Gameplay-wise, some features are decidedly modern, like killstreaks and stratagems. There’s also mech combat. Scattered around the map are Mobile Infantry suits that let players hop into power armour, swapping out their assault rifles for autocannons and chainsaw hands.
It’s all just a little too cutting-edge for the boomers. Ladies, gentlemen, valued others, I suggest we introduce a new genre: the millennial shooter.
Starship Troopers: Ultimate Bug War is peak 2004.
What’s amazing about Auroch Digital’s games is how they blend so many familiar elements into something fresh. As a guy who likes living in the future, I’ve never been a fan of boomer shooters. The exception is 2023’s Warhammer 40,000: Boltgun, Auroch Digital’s last retro shooter. I still haven’t fully recovered from that one. The amount of life and humour they pumped into a retro framework took me totally by surprise. It was the equivalent of putting Tesla motors into a Chevy Astro.

That same energy can be found in Starship Troopers: Ultimate Bug War. It looks like the past, but that’s just the paint.
Everything you’re doing, and the way you’re doing it, feels modern, but with a little extra. The retro mask softens the exaggeration. You move a little faster, jump a little higher, and the guns punch a little harder. When things explode, they’re just a little more goopy. It’s an elevated reality without being a comic book.

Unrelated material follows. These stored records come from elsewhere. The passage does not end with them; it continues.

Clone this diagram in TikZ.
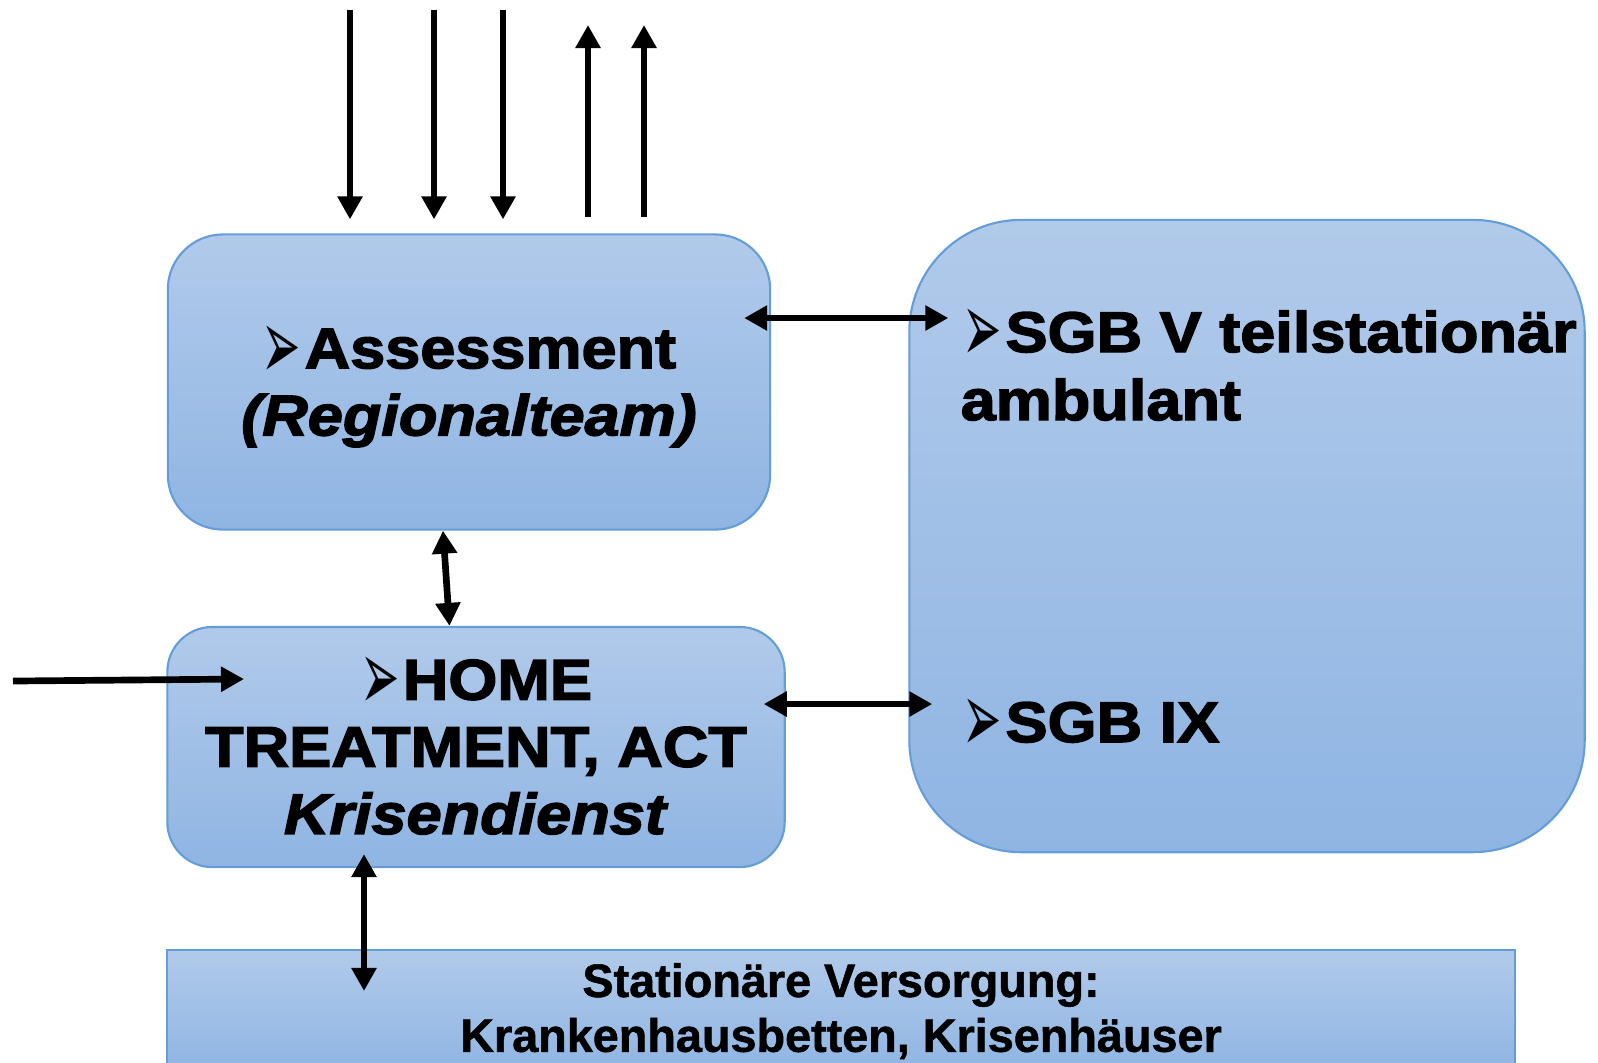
\documentclass[tikz,border=0pt]{standalone}
\usepackage{fontspec}
\setmainfont{Liberation Sans}[BoldFeatures={FakeBold=1.2}]
\newfontfamily\heavyfont{Liberation Sans}[FakeStretch=1.1,BoldFeatures={FakeBold=2.5},BoldItalicFeatures={FakeBold=2.5}]
\newfontfamily\dingfont{DejaVu Sans}
\usetikzlibrary{arrows.meta,calc}

\definecolor{boxtop}{RGB}{177,202,234}
\definecolor{boxbottom}{RGB}{143,181,227}
\definecolor{boxline}{RGB}{100,157,216}

\newcommand{\pointer}{\smash{\raisebox{-0.19em}{\scalebox{0.82}[1.75]{\dingfont ➢}}}\hspace{0.06em}}

\tikzset{
  panel/.style={draw=boxline, line width=0.6pt, top color=boxtop, bottom color=boxbottom, inner sep=0pt, align=center},
  bigtext/.style={font=\heavyfont\bfseries\fontsize{16.3}{19.1}\selectfont},
  flow/.style={line width=1.9pt, -{Triangle[width=0.24cm,length=0.23cm]}},
  twoway/.style={line width=1.9pt, {Triangle[width=0.24cm,length=0.23cm]}-{Triangle[width=0.24cm,length=0.23cm]}}
}

\begin{document}
\begin{tikzpicture}[x=0.01cm, y=-0.01cm]

  \useasboundingbox (0,0) rectangle (1598,1062);
  \clip (0,0) rectangle (1598,1062);

  % boxes
  \node[panel, bigtext, text depth=0pt, rounded corners=0.55cm, minimum width=6.02cm, minimum height=2.95cm] (assess) at (469,382)
    {\pointer Assessment\\\textit{(Regionalteam)}};
  \node[panel, bigtext, rounded corners=0.45cm, minimum width=6.17cm, minimum height=2.4cm] (home) at (476,747)
    {\pointer HOME\\TREATMENT, ACT\\\textit{Krisendienst}};
  \node[panel, rounded corners=1.12cm, minimum width=6.75cm, minimum height=6.32cm] (sgb) at (1247,536) {};
  \node[panel, font=\bfseries\fontsize{13.3}{15.6}\selectfont, minimum width=13.47cm, minimum height=1.22cm] (stat) at (841,1011)
    {Stationäre Versorgung:\\Krankenhausbetten, Krisenhäuser};

  % texts of the right box
  \node[bigtext, anchor=base west, inner sep=0pt] (sgbv) at (962,352) {\pointer SGB V teilstationär};
  \node[bigtext, anchor=base west, inner sep=0pt] (amb) at (960,420) {ambulant};
  \node[bigtext, anchor=base west, inner sep=0pt] (sgbix) at (962,742) {\pointer SGB IX};

  % coordinates
  \foreach \x [count=\i] in {350,434,503}
    \coordinate (in\i) at (\x,10);
  \foreach \x [count=\i] in {588,644}
    \coordinate (out\i) at (\x,25);
  \coordinate (left) at (13,681);
  \coordinate (ya) at (0,318);
  \coordinate (yb) at (0,704);
  \coordinate (xc) at (364,0);

  % arrows
  \foreach \i in {1,2,3}
    \draw[flow, shorten >=0.14cm] (in\i) -- (in\i |- assess.north);
  \foreach \i in {1,2}
    \draw[flow, shorten <=0.16cm] (out\i |- assess.north) -- (out\i);

  \draw[twoway, shorten <=-0.27cm, shorten >=-0.40cm] (ya -| assess.east) -- (ya -| sgb.west);
  \draw[twoway] ([xshift=-0.26cm]assess.south) -- ([xshift=-0.265cm]home.north);
  \draw[flow] (left) -- ([shift={(-232,-68)}]home.center);
  \draw[twoway, shorten <=-0.22cm, shorten >=-0.24cm] (yb -| home.east) -- (yb -| sgb.west);
  \draw[twoway, shorten <=-0.14cm, shorten >=-0.42cm] (xc |- home.south) -- (xc |- stat.north);

\end{tikzpicture}
\end{document}
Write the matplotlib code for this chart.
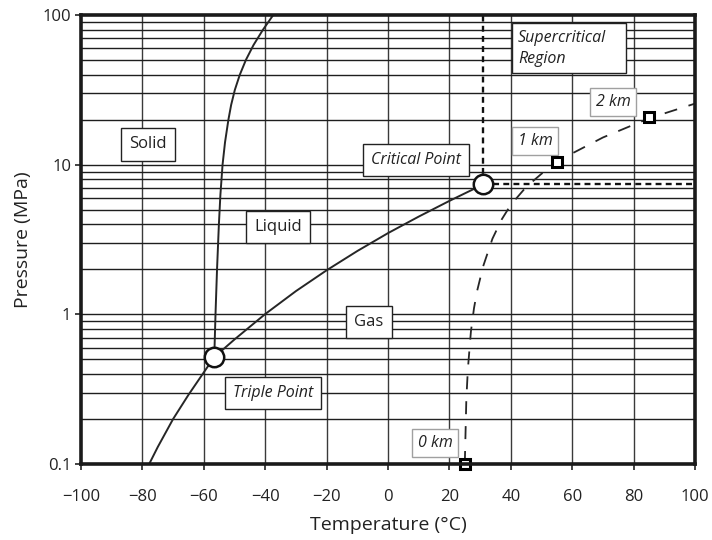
import matplotlib
matplotlib.use("Agg")
import matplotlib.pyplot as plt
from matplotlib.ticker import FixedLocator, NullFormatter
from matplotlib.patches import Rectangle

plt.rcParams['font.family'] = ['Open Sans', 'DejaVu Sans']

# Phase boundaries (T in degC, P in MPa)
melt_T = [-56.6, -56.2, -55.7, -55.1, -54.6, -53.9, -53.1, -52.0, -51.1, -49.9, -48.3, -46.3, -43.8, -40.8, -37.4]
melt_P = [0.518, 1.0, 2.0, 3.98, 6.31, 10.0, 14.1, 19.95, 25.1, 31.6, 39.8, 50.1, 63.1, 79.4, 100.0]

vap_T = [-77.8, -75.0, -70.0, -65.0, -60.0, -56.6, -50.0, -40.0, -30.0, -20.0, -10.0, 0.0, 10.0, 20.0, 25.0, 31.0]
vap_P = [0.100, 0.130, 0.200, 0.290, 0.410, 0.518, 0.680, 1.005, 1.430, 1.970, 2.650, 3.490, 4.500, 5.730, 6.430, 7.380]

triple = (-56.6, 0.518)
critical = (31.0, 7.38)

# Geothermal path
geo_T = [25.0, 25.5, 26.0, 27.0, 28.0, 29.0, 31.0, 34.0, 37.0, 40.0, 45.0, 50.0, 55.0, 60.0, 70.0, 85.0, 100.0]
geo_P = [0.10, 0.27, 0.43, 0.77, 1.10, 1.43, 2.10, 3.20, 4.30, 5.40, 7.10, 8.70, 10.30, 11.90, 15.20, 20.40, 25.60]
depth_T = [25.0, 55.0, 85.0]
depth_P = [0.10, 10.4, 20.8]
depth_labels = ["0 km", "1 km", "2 km"]
depth_label_pos = [(15.3, 0.138), (47.9, 14.4), (73.3, 26.2)]

region_labels = ["Solid", "Liquid", "Gas"]
region_pos = [(-78.2, 13.7), (-35.8, 3.84), (-6.2, 0.89)]

x_ticks = [-100, -80, -60, -40, -20, 0, 20, 40, 60, 80, 100]
y_ticks = [0.1, 1, 10, 100]
y_ticklabels = ["0.1", "1", "10", "100"]

fig = plt.figure(figsize=(7.12, 5.4), dpi=100)
ax = fig.add_axes([0.1138, 0.1407, 0.8624, 0.8315])
ax.set_xlim(-100, 100)
ax.set_yscale('log')
ax.set_ylim(0.1, 100)

# grid
for x in x_ticks[1:-1]:
    ax.axvline(x, color='#3a3a3a', lw=1.0, zorder=1)
minor_y = [m * 10.0 ** e for e in (-1, 0, 1) for m in range(2, 10)]
for y in minor_y + [1, 10]:
    ax.axhline(y, color='#1e1e1e', lw=1.0, zorder=1)

lc = '#262626'
ax.plot(melt_T, melt_P, color=lc, lw=1.4, zorder=3)
ax.plot(vap_T, vap_P, color=lc, lw=1.4, zorder=3)

# critical dotted lines
ax.plot([critical[0], critical[0]], [critical[1], 100], color='#111111', lw=1.7,
        ls=(0, (2.5, 1.8)), zorder=3)
ax.plot([critical[0], 100], [critical[1], critical[1]], color='#111111', lw=1.7,
        ls=(0, (2.5, 1.8)), zorder=3)

# geothermal
ax.plot(geo_T, geo_P, color=lc, lw=1.3, ls=(0, (7.2, 6.6)), zorder=3)
ax.plot(depth_T, depth_P, ls='none', marker='s', ms=7, mfc='white', mec='black',
        mew=2.2, zorder=6, clip_on=False)

# triple & critical points
ax.plot([triple[0], critical[0]], [triple[1], critical[1]], ls='none', marker='o',
        ms=14, mfc='white', mec='#111111', mew=1.8, zorder=6)

box_black = dict(boxstyle='square,pad=0.5', fc='white', ec='#222222', lw=1.0)
box_gray = dict(boxstyle='square,pad=0.35', fc='white', ec='#a0a0a0', lw=1.0)

for lab, (tx, ty) in zip(region_labels, region_pos):
    ax.text(tx, ty, lab, fontsize=12, ha='center', va='center', color='#222222',
            bbox=box_black, zorder=5)

ax.text(-37.5, 0.30, "Triple Point", fontsize=11.5, style='italic', ha='center',
        va='center', color='#222222', bbox=box_black, zorder=5)
ax.text(9.1, 10.7, "Critical Point", fontsize=11.5, style='italic', ha='center',
        va='center', color='#222222', bbox=box_black, zorder=5)

# supercritical region box
ax.add_patch(Rectangle((40.4, 41.0), 37.1, 47.4, fc='white', ec='#222222', lw=1.0, zorder=5))
ax.text(42.3, 59.7, "Supercritical\nRegion", fontsize=11.5, style='italic', ha='left',
        va='center', color='#222222', linespacing=1.35, zorder=5.5)

for lab, (tx, ty) in zip(depth_labels, depth_label_pos):
    ax.text(tx, ty, lab, fontsize=11.5, style='italic', ha='center', va='center',
            color='#222222', bbox=box_gray, zorder=5)

# axes styling
for s in ax.spines.values():
    s.set_linewidth(2.6)
    s.set_color('#1a1a1a')
    s.set_zorder(7)
ax.set_xticks(x_ticks)
ax.set_xticklabels([str(v).replace('-', '\u2212') for v in x_ticks])
ax.yaxis.set_major_locator(FixedLocator(y_ticks))
ax.set_yticklabels(y_ticklabels)
ax.yaxis.set_minor_locator(FixedLocator([]))
ax.yaxis.set_minor_formatter(NullFormatter())
ax.tick_params(axis='both', which='major', direction='out', length=4, width=1.2,
               labelsize=12, colors='#222222')
ax.tick_params(axis='x', pad=14)
ax.tick_params(axis='y', pad=3)
ax.set_xlabel("Temperature (\u00b0C)", fontsize=14, color='#222222', labelpad=8)
ax.set_ylabel("Pressure (MPa)", fontsize=14, color='#222222', labelpad=8)

fig.savefig("out.png", dpi=100)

Therein lies the genius of the retro shooter, and the reason so many Starship Troopers games suck. They’re too sleek to be silly, or too cartoony to buy into. By using visuals from a bygone era, Auroch Digital strikes a balance that keeps the game tonally consistent with the movie. Campy without being goofy.
“The point is, this is the closest any piece of media has come to feeling like a proper part of the Starship Troopers universe.”
What’s really interesting is that the game pulls the same trick that made the original film such a lacerating satire. Paul Verhoeven exaggerated the film’s American-style heroics by framing the story as old-school propaganda.
Unfortunately for us, the propaganda he was referencing came from old-school Germany. Yes, that Germany. The joke was always obvious, but hidden in spectacle. But by the time Neil Patrick Harris appears in a Gestapo uniform to hold up the mirror, it’s already too late—the audience is having too much fun with the ridiculous action to care that they’re the ones being ridiculed. Which may or may not have been part of a joke Paul Verhoeven was telling himself.

Damn, Paul Verhoeven might be the best ever. Maybe the world is finally ready for a Showgirls game. Okay, I’m way off track here. Don’t ever get me started on Starship Troopers. The point is, this is the closest any piece of media has come to feeling like a proper part of the Starship Troopers universe.
Despite years of being let down, something in my millennial brainstem still tingles when I see the Federation Eagle. When the stentorian announcer asks if I’d like to know more, I answer aloud: I would. I really would.
I’ll be honest, signing up for this preview was a nostalgic reflex. One I instantly regretted. I’ve been burned and bored too many times. However, after ruminating on my time with the demo, my excitement remains.
If you’re interested in experiencing what 1997 felt like, you can check out the demo on Steam now. The preview mission, Operation Razorwire, is a quick ride, but one worth taking. Always remember: Service guarantees citizenship. Go do your part, trooper.